Y nosotros, ¿qué actitud asumimos frente a Jesús? También nosotros a causa del pecado de Adán nacimos «ciegos», pero en la fuente bautismal fuimos iluminados por la gracia de Cristo. El pecado había herido a la humanidad destinándola a la oscuridad de la muerte, pero en Cristo resplandece la novedad de la vida y la meta a la que estamos llamados. En él, fortalecidos por el Espíritu Santo, recibimos la fuerza para vencer el mal y obrar el bien. De hecho, la vida cristiana es una continua configuración con Cristo, imagen del hombre nuevo, para alcanzar la plena comunión con Dios.
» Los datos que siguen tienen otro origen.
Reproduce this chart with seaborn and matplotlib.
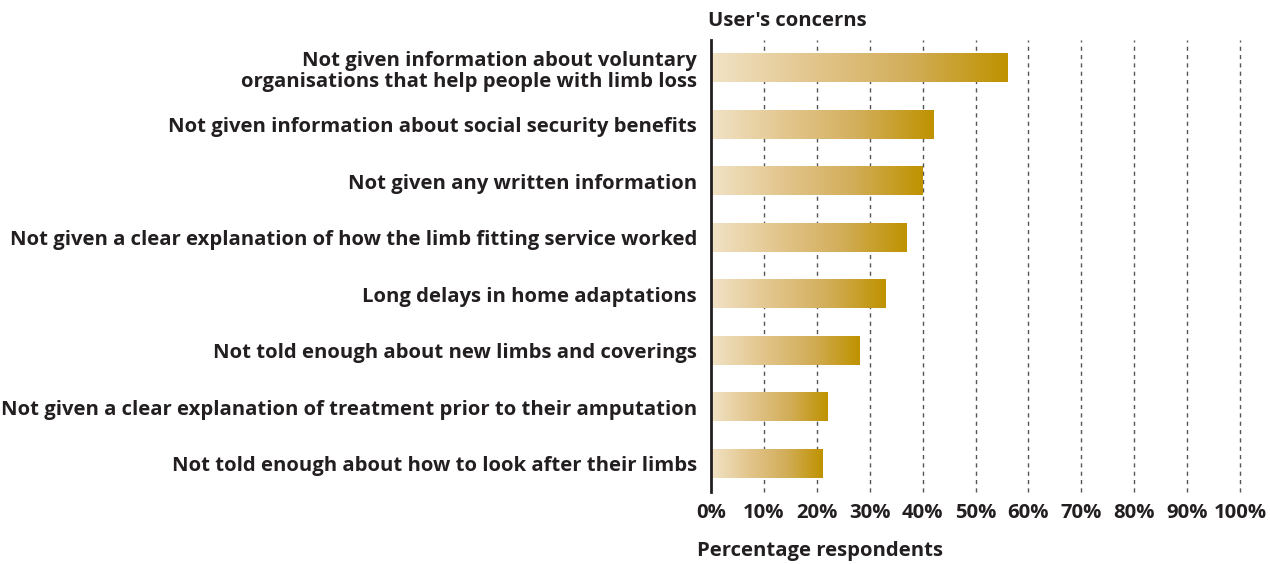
import numpy as np
import pandas as pd
import matplotlib
matplotlib.use("Agg")
import matplotlib.pyplot as plt
from matplotlib.colors import LinearSegmentedColormap
import seaborn as sns

concerns = [
    "Not given information about voluntary\norganisations that help people with limb loss",
    "Not given information about social security benefits",
    "Not given any written information",
    "Not given a clear explanation of how the limb fitting service worked",
    "Long delays in home adaptations",
    "Not told enough about new limbs and coverings",
    "Not given a clear explanation of treatment prior to their amputation",
    "Not told enough about how to look after their limbs",
]
percent = [56, 42, 40, 37, 33, 28, 22, 21]
tick_values = list(range(0, 101, 10))
tick_labels = [f"{v}%" for v in tick_values]

df = pd.DataFrame({"concern": concerns, "percent": percent})

sns.set_theme(style="white")
plt.rcParams["font.family"] = ["Open Sans", "DejaVu Sans"]
text_color = "#231f20"
fs = 14.6

fig = plt.figure(figsize=(12.7, 5.64), dpi=100)
ax = fig.add_axes([711 / 1270, 1 - 492 / 564, 529 / 1270, 452 / 564])

sns.barplot(data=df, x="percent", y="concern", orient="h", ax=ax,
            width=0.5, color="#c9a040", zorder=3)

# horizontal gold gradient inside every bar
gold = LinearSegmentedColormap.from_list(
    "gold", ["#f1e3c6", "#e3c68e", "#d2ae5a", "#bf9200"])
grad = np.linspace(0, 1, 256).reshape(1, -1)
for patch in ax.patches:
    x0, y0 = patch.get_x(), patch.get_y()
    w, h = patch.get_width(), patch.get_height()
    ax.imshow(grad, cmap=gold, aspect="auto", zorder=3,
              extent=[x0, x0 + w, y0 + h, y0], interpolation="bilinear")
    patch.set_facecolor("none")
    patch.set_edgecolor("none")

ax.set_xlim(0, 100)
ax.set_ylim(len(concerns) - 0.5, -0.5)

ax.set_xticks(tick_values)
ax.set_xticklabels(tick_labels, fontsize=fs, fontweight="bold", color=text_color)
ax.tick_params(axis="x", length=0, pad=8)
ax.tick_params(axis="y", length=0, pad=10)
for lbl in ax.get_yticklabels():
    lbl.set_fontsize(fs)
    lbl.set_fontweight("bold")
    lbl.set_color(text_color)
    lbl.set_horizontalalignment("right")
    lbl.set_multialignment("right")
    lbl.set_linespacing(1.1)

for v in tick_values[1:]:
    ax.axvline(v, color="#555555", linestyle=(0, (3, 3)), linewidth=1.0,
               zorder=1, clip_on=False)

for side in ["top", "right", "bottom"]:
    ax.spines[side].set_visible(False)
ax.spines["left"].set_color(text_color)
ax.spines["left"].set_linewidth(2)
ax.spines["left"].set_zorder(4)

ax.set_xlabel("")
ax.set_ylabel("")

fig.text(708 / 1270, 1 - 21 / 564, "User's concerns", fontsize=fs,
         fontweight="bold", color=text_color, ha="left", va="center")
fig.text(697 / 1270, 1 - 551 / 564, "Percentage respondents", fontsize=fs,
         fontweight="bold", color=text_color, ha="left", va="center")

fig.savefig("out.png", dpi=100)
El Señor Jesús es «la luz del mundo» (Jn 8, 12), porque en él «resplandece el conocimiento de la gloria de Dios» (2 Cor 4, 6) que sigue revelando en la compleja trama de la historia cuál es el sentido de la existencia humana. En el rito del Bautismo, la entrega de la vela, encendida en el gran cirio pascual, símbolo de Cristo resucitado, es un signo que ayuda a comprender lo que ocurre en el Sacramento. Cuando nuestra vida se deja iluminar por el misterio de Cristo, experimenta la alegría de ser liberada de todo lo que amenaza su plena realización. En estos días que nos preparan para la Pascua revivamos en nosotros el don recibido en el Bautismo, aquella llama que a veces corre peligro de apagarse. Alimentémosla con la oración y la caridad hacia el prójimo.
A la Virgen María, Madre de la Iglesia, encomendamos el camino cuaresmal, para que todos puedan encontrar a Cristo, Salvador del mundo.